Selon ce chercheur, ces phénomènes témoignent d'un changement important dans le rôle des équipes de travail.

«Aux premières heures de la révolution industrielle, les collectifs avaient pour effet de protéger les travailleurs. Avec la gestion par projet et l'apparition du client roi, la pression vient désormais des équipes», résume-t-il.

Malgré ces changements, les deux universitaires ont constaté qu'une grande motivation et un haut degré d'engagement chez ces professionnels... Jusqu'à ce qu'ils craquent. La rupture se produit généralement dans la quarantaine, chez les hommes ou après la naissance des enfants, pour les femmes.

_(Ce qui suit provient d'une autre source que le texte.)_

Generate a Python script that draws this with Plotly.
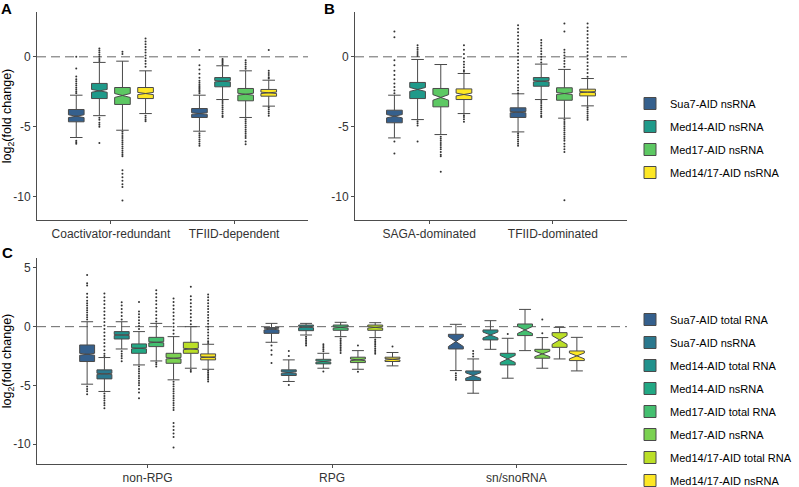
import plotly.graph_objects as go

FONT = "Liberation Sans, Arial, sans-serif"

# ---------------- Panel A / B data ----------------
AB_series = ["Sua7-AID nsRNA", "Med14-AID nsRNA", "Med17-AID nsRNA", "Med14/17-AID nsRNA"]
AB_colors = ["#35608D", "#1F9A8A", "#5DC863", "#FDE725"]

A_cats = ["Coactivator-redundant", "TFIID-dependent"]
A_q1 = [[-4.64, -4.33], [-2.98, -2.14], [-3.40, -3.14], [-2.98, -2.81]]
A_med = [[-4.24, -4.05], [-2.43, -1.74], [-2.76, -2.67], [-2.62, -2.57]]
A_q3 = [[-3.76, -3.69], [-1.90, -1.48], [-2.19, -2.26], [-2.19, -2.33]]
A_lo = [[-5.76, -5.31], [-4.20, -3.05], [-5.24, -4.33], [-4.05, -3.52]]
A_hi = [[-2.74, -2.74], [-0.40, -0.64], [-0.31, -1.00], [-1.00, -1.67]]
A_notch = [[0.10, 0.06], [0.10, 0.05], [0.14, 0.07], [0.08, 0.05]]
A_out = [
    [[0.0, -0.83, -1.4, -1.6, -1.75, -1.9, -2.05, -2.2, -2.35, -2.5, -2.6, -6.0, -6.1, -6.2],
     [0.48, -0.6, -0.9, -1.2, -1.5, -1.7, -1.85, -2.0, -2.1, -2.2, -2.3, -2.4, -2.5, -2.6,
      -5.45, -5.6, -5.75, -5.9, -6.05, -6.2, -6.35]],
    [[0.6, 0.45, 0.3, 0.15, 0.0, -0.15, -0.3, -4.35, -4.5, -4.7, -4.85, -5.0, -6.15],
     [-0.15, -0.25, -0.35, -0.45, -0.55, -3.15, -3.3, -3.45, -3.6, -3.75, -3.9, -4.05, -4.2, -4.3]],
    [[0.36, 0.2, -5.35, -5.5, -5.65, -5.8, -5.95, -6.1, -6.25, -6.4, -6.55, -6.7, -6.85, -7.0, -7.1,
      -8.1, -8.35, -8.6, -8.85, -9.1, -9.3, -10.25],
     [-0.25, -0.4, -0.55, -0.7, -0.85, -4.45, -4.6, -4.75, -4.9, -5.05, -5.2, -5.35, -5.5, -5.65,
      -5.8, -6.05, -6.25]],
    [[1.3, 1.1, 0.9, 0.7, 0.5, 0.3, 0.1, -0.1, -0.3, -0.5, -0.7, -4.2, -4.35, -4.5, -4.6],
     [0.48, -1.0, -1.15, -1.3, -1.45, -1.55, -3.6, -3.75, -3.9, -4.05, -4.2]],
]

B_cats = ["SAGA-dominated", "TFIID-dominated"]
B_q1 = [[-4.71, -4.33], [-2.98, -2.10], [-3.57, -3.10], [-3.05, -2.79]]
B_med = [[-4.24, -3.95], [-2.33, -1.74], [-2.90, -2.62], [-2.69, -2.52]]
B_q3 = [[-3.81, -3.64], [-1.83, -1.48], [-2.26, -2.21], [-2.29, -2.31]]
B_lo = [[-5.79, -5.36], [-4.48, -3.05], [-5.55, -4.38], [-4.05, -3.50]]
B_hi = [[-2.74, -2.64], [-0.19, -0.52], [-0.55, -0.90], [-1.19, -1.55]]
B_notch = [[0.12, 0.05], [0.14, 0.05], [0.20, 0.07], [0.10, 0.04]]
B_out = [
    [[1.8, 1.4, -0.25, -0.6, -1.0, -1.3, -1.6, -1.9, -2.15, -2.4, -2.6, -6.05, -6.9],
     [2.26, 2.0, 1.75, 1.5, 1.25, 1.0, 0.75, 0.5, 0.25, 0.0, -0.25, -0.5, -0.75, -1.0, -1.25, -1.5,
      -1.75, -2.0, -2.2, -2.4, -2.6, -5.45, -5.6, -5.75, -5.9, -6.05, -6.2, -6.35]],
    [[0.83, 0.65, 0.5, 0.35, 0.2, 0.05, -4.6, -4.75, -4.9, -6.05],
     [1.2, 1.0, 0.8, 0.6, 0.4, 0.2, 0.0, -0.2, -0.4, -3.15, -3.3, -3.45, -3.6, -3.75, -3.9, -4.05,
      -4.2, -4.3]],
    [[-5.7, -5.85, -6.0, -6.15, -6.3, -6.45, -6.6, -6.8, -7.0, -7.1, -8.2],
     [2.38, 1.8, 0.5, 0.3, 0.1, -0.1, -0.3, -0.5, -0.7, -4.5, -4.65, -4.8, -4.95, -5.1, -5.25, -5.4,
      -5.55, -5.7, -5.85, -6.0, -6.2, -6.4, -6.6, -6.8, -10.24]],
    [[0.83, 0.5, 0.2, -0.1, -0.35, -0.55, -0.75, -0.95, -1.07, -4.17, -4.3, -4.45, -4.64],
     [2.38, 2.1, 1.85, 1.6, 1.35, 1.1, 0.85, 0.6, 0.35, 0.1, -0.15, -0.4, -0.65, -0.9, -1.15, -1.43,
      -3.6, -3.75, -3.9, -4.05, -4.2, -4.35, -4.5]],
]

# ---------------- Panel C data ----------------
C_series = ["Sua7-AID total RNA", "Sua7-AID nsRNA", "Med14-AID total RNA", "Med14-AID nsRNA",
            "Med17-AID total RNA", "Med17-AID nsRNA", "Med14/17-AID total RNA", "Med14/17-AID nsRNA"]
C_colors = ["#35608D", "#2A788E", "#21918C", "#22A884", "#44BF70", "#7AD151", "#BBDF27", "#FDE725"]
C_cats = ["non-RPG", "RPG", "sn/snoRNA"]
C_q1 = [[-2.97, -0.57, -1.90], [-4.45, -4.16, -4.59], [-1.05, -0.34, -1.13], [-2.27, -3.17, -3.26],
        [-1.70, -0.31, -0.76], [-3.12, -3.06, -2.69], [-2.27, -0.31, -1.76], [-2.83, -2.97, -2.89]]
C_med = [[-2.35, -0.20, -1.27], [-4.02, -3.91, -4.16], [-0.71, -0.03, -0.71], [-1.84, -2.97, -2.75],
         [-1.33, -0.06, -0.28], [-2.69, -2.83, -2.32], [-1.90, -0.06, -1.13], [-2.60, -2.78, -2.49]]
C_q3 = [[-1.56, -0.08, -0.65], [-3.68, -3.68, -3.77], [-0.42, 0.14, -0.28], [-1.47, -2.78, -2.27],
        [-0.91, 0.14, 0.23], [-2.27, -2.60, -1.93], [-1.33, 0.14, -0.51], [-2.32, -2.60, -2.07]]
C_lo = [[-4.90, -1.33, -3.74], [-5.52, -4.67, -5.67], [-1.90, -0.71, -1.93], [-3.26, -3.54, -4.39],
        [-2.92, -0.85, -2.04], [-4.53, -3.63, -3.54], [-3.54, -0.93, -2.75], [-3.63, -3.34, -3.77]]
C_hi = [[0.42, 0.28, 0.20], [-2.63, -2.83, -2.75], [0.42, 0.28, 0.51], [-0.42, -2.27, -0.99],
        [0.28, 0.37, 1.47], [-0.85, -2.04, -0.93], [0.00, 0.34, -0.06], [-1.50, -2.20, -0.91]]
C_notch = [[0.08, 0.08, 0.42], [0.05, 0.07, 0.23], [0.04, 0.06, 0.25], [0.05, 0.06, 0.30],
           [0.05, 0.06, 0.30], [0.06, 0.07, 0.23], [0.06, 0.06, 0.37], [0.04, 0.06, 0.25]]
C_out = [
    [[4.4, 3.7, 3.5, 2.8, 2.5, 2.2, 2.0, 1.8, 1.6, 1.4, 1.2, 1.0, 0.8, 0.6, -5.1, -5.3, -5.5, -5.75],
     [-1.6, -2.0, -2.4, -3.1], [-3.97, -4.15, -4.35, -4.53]],
    [[2.83, 2.5, 2.2, 1.9, 1.6, 1.3, 1.0, 0.7, 0.4, 0.1, -0.2, -0.5, -0.8, -1.1, -1.4, -1.7, -2.0,
      -2.3, -2.5, -5.7, -5.9, -6.1, -6.3, -6.5, -6.7, -6.95],
     [-2.07, -2.5, -4.96], [-2.07, -2.3, -2.55]],
    [[2.07, 1.8, 1.5, 1.2, 0.9, 0.6, -2.1, -2.3, -2.5, -2.7, -2.95],
     [-0.85, -1.0, -1.15, -1.3, -1.45, -1.6], []],
    [[2.1, 1.3, 1.05, 0.8, 0.55, 0.3, 0.05, -0.2, -3.4, -3.6, -3.8, -4.0, -4.2, -4.4, -4.6, -4.8,
      -5.0, -5.3, -5.6, -6.1],
     [-1.5, -1.65, -1.8, -1.95, -2.1, -3.82], [-0.62]],
    [[3.1, 2.8, 2.5, 2.2, 1.9, 1.6, 1.3, 1.0, 0.7, 0.45, -3.05, -3.2, -3.4],
     [-1.0, -1.15, -1.3, -1.45, -1.6, -1.75, -1.9, -2.05, -2.25], []],
    [[2.4, 2.1, 1.8, 1.5, 1.2, 0.9, 0.6, 0.3, 0.0, -0.3, -0.6, -4.7, -4.9, -5.1, -5.3, -5.5, -5.7,
      -5.9, -6.1, -6.3, -6.5, -6.7, -6.9, -7.1, -8.2, -8.5, -8.8, -9.1, -9.4, -10.3],
     [-1.6, -3.85], [0.62, -0.57]],
    [[3.4, 2.6, 2.3, 2.0, 1.7, 1.4, 1.1, 0.8, 0.5, 0.2, -3.7, -3.85],
     [-1.1, -1.25, -1.4, -1.55, -1.7, -1.85, -2.0, -2.15, -2.3], []],
    [[2.75, 2.5, 2.25, 2.0, 1.75, 1.5, 1.25, 1.0, 0.75, 0.5, 0.25, 0.0, -0.25, -0.5, -0.75, -1.0,
      -1.25, -1.4, -3.75, -3.9, -4.05, -4.2, -4.35, -4.5, -4.67],
     [-1.7], []],
]

AB_ticks = [0, -5, -10]
C_ticks = [5, 0, -5, -10]

fig = go.Figure()

LINE = "#4a4a4a"
DODGE = 0.75


def add_panel(xa, ya, cats, series, colors, q1, med, q3, lo, hi, notch, outs, bw, legend, showleg):
    n = len(series)
    slot = DODGE / n
    for i, name in enumerate(series):
        off = -DODGE / 2 + slot * (i + 0.5)
        xs = [k + 1 + off for k in range(len(cats))]
        fig.add_trace(go.Box(
            x=xs, q1=q1[i], median=med[i], q3=q3[i], lowerfence=lo[i], upperfence=hi[i],
            notchspan=notch[i], notched=True, notchwidth=0.5, width=bw,
            fillcolor=colors[i], line=dict(color=LINE, width=1), whiskerwidth=0.8,
            boxpoints=False, name=name, xaxis=xa, yaxis=ya,
            showlegend=showleg, legend=legend, legendgroup=legend + str(i),
        ))
        ox, oy = [], []
        for k in range(len(cats)):
            for v in outs[i][k]:
                ox.append(xs[k])
                oy.append(v)
        fig.add_trace(go.Scatter(
            x=ox, y=oy, mode="markers", marker=dict(size=2, color="#333333"),
            xaxis=xa, yaxis=ya, showlegend=False, hoverinfo="y",
        ))


add_panel("x", "y", A_cats, AB_series, AB_colors, A_q1, A_med, A_q3, A_lo, A_hi, A_notch, A_out,
          0.127, "legend", True)
add_panel("x2", "y2", B_cats, AB_series, AB_colors, B_q1, B_med, B_q3, B_lo, B_hi, B_notch, B_out,
          0.127, "legend", False)
add_panel("x3", "y3", C_cats, C_series, C_colors, C_q1, C_med, C_q3, C_lo, C_hi, C_notch, C_out,
          0.081, "legend2", True)

W, H = 799, 487
axis_common = dict(showline=True, linecolor="#4d4d4d", linewidth=1, ticks="outside", ticklen=3,
                   tickcolor="#4d4d4d", showgrid=False, zeroline=False, automargin=False,
                   tickfont=dict(family=FONT, size=12, color="#333333"))

xA = [37 / W, 308 / W]
xB = [355 / W, 627 / W]
yAB = [1 - 220 / H, 1 - 12 / H]
yC = [1 - 464 / H, 1 - 258 / H]

ytitle = dict(text="log<sub>2</sub>(fold change)", font=dict(family=FONT, size=12.5, color="#000"),
              standoff=6)

fig.update_layout(
    width=W, height=H, margin=dict(l=0, r=0, t=0, b=0, autoexpand=False),
    paper_bgcolor="white", plot_bgcolor="white",
    font=dict(family=FONT, color="#000"),
    boxmode="overlay",
    xaxis=dict(domain=xA, range=[0.4, 2.6], tickvals=[1, 2], ticktext=A_cats, anchor="y", **axis_common),
    yaxis=dict(domain=yAB, range=[-11.65, 3.2], tickvals=AB_ticks, ticktext=[str(t) for t in AB_ticks],
               anchor="x", title=ytitle, **axis_common),
    xaxis2=dict(domain=xB, range=[0.4, 2.6], tickvals=[1, 2], ticktext=B_cats, anchor="y2", **axis_common),
    yaxis2=dict(domain=yAB, range=[-11.65, 3.2], tickvals=AB_ticks, ticktext=[str(t) for t in AB_ticks],
                anchor="x2", **axis_common),
    xaxis3=dict(domain=[xA[0], xB[1]], range=[0.4, 3.6], tickvals=[1, 2, 3], ticktext=C_cats, anchor="y3",
                **axis_common),
    yaxis3=dict(domain=yC, range=[-11.7, 5.85], tickvals=C_ticks, ticktext=[str(t) for t in C_ticks],
                anchor="x3", title=ytitle, **axis_common),
    legend=dict(x=630 / W, y=1 - 89 / H, xanchor="left", yanchor="top", traceorder="grouped",
                tracegroupgap=4, font=dict(family=FONT, size=11, color="#000"), bgcolor="rgba(0,0,0,0)"),
    legend2=dict(x=630 / W, y=1 - 305 / H, xanchor="left", yanchor="top", traceorder="grouped",
                 tracegroupgap=4, font=dict(family=FONT, size=11, color="#000"), bgcolor="rgba(0,0,0,0)"),
)

dash = dict(color="#666666", width=1, dash="9px,5px")
for xr, yr in [("x", "y"), ("x2", "y2"), ("x3", "y3")]:
    fig.add_shape(type="line", xref=xr + " domain", yref=yr, x0=0, x1=1, y0=0, y1=0, line=dash,
                  layer="below")

for txt, px, py in [("A", -1, 8), ("B", 322, 8), ("C", 0, 252)]:
    fig.add_annotation(text="<b>%s</b>" % txt, xref="paper", yref="paper", x=px / W, y=1 - py / H,
                       xanchor="left", yanchor="middle", showarrow=False,
                       font=dict(family=FONT, size=15, color="#000"))

fig.write_html("out.html", config={"displayModeBar": False},
               post_script="document.body.style.margin='0';document.body.style.padding='0';")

Prochaine étape de leurs recherches: observer les effets du client roi dans de grandes entreprises du secteur.

«Notre hypothèse est que les modes de structuration du travail chez ces employeurs permettent un meilleur respect des politiques de ressources humaines», avance M. Bellemarre.

Marie-Josée Legault croit que la situation pourrait s'améliorer en cas de pénurie de main-d'oeuvre. Ce n'était pas le cas au moment de l'étude.

Selon Guy Bellemarre, les politiques de l'État pour assurer le respect des normes de travail les plus élémentaires devront désormais tenir compte de ce bouleversement des acteurs décisionnels.

Le client roi, oui mais...

Sylvie Gagnon connaît bien le secteur. Elle est directrice générale de TECHNOcompétences, le comité sectoriel de main-d'oeuvre en technologies de l'information et des communications.

«Le problème n'est pas le client roi. Le vrai problème, c'est l'absence de planification des entreprises et le fait qu'elles signent des contrats sans fixer le bon prix et sans y inclure le respect des conditions de travail de base», dit-elle.

À défaut de ces conditions, Mme Gagnon reconnaît que les travailleurs sont les premières victimes de l'approche client. Elle refuse toutefois de voir le secteur des TI comme le seul touché par la tyrannie du client-roi.

«Si une entreprise vend un logiciel qui gère les caisses d'un épicerie et que ses employés doivent travailler le samedi soir, c'est parce que ce commerce est ouvert sept jours sur sept, très tard sinon 24 heures par jour. Les caissières sont, tout comme lui, des victimes du client roi», illustre-t-elle.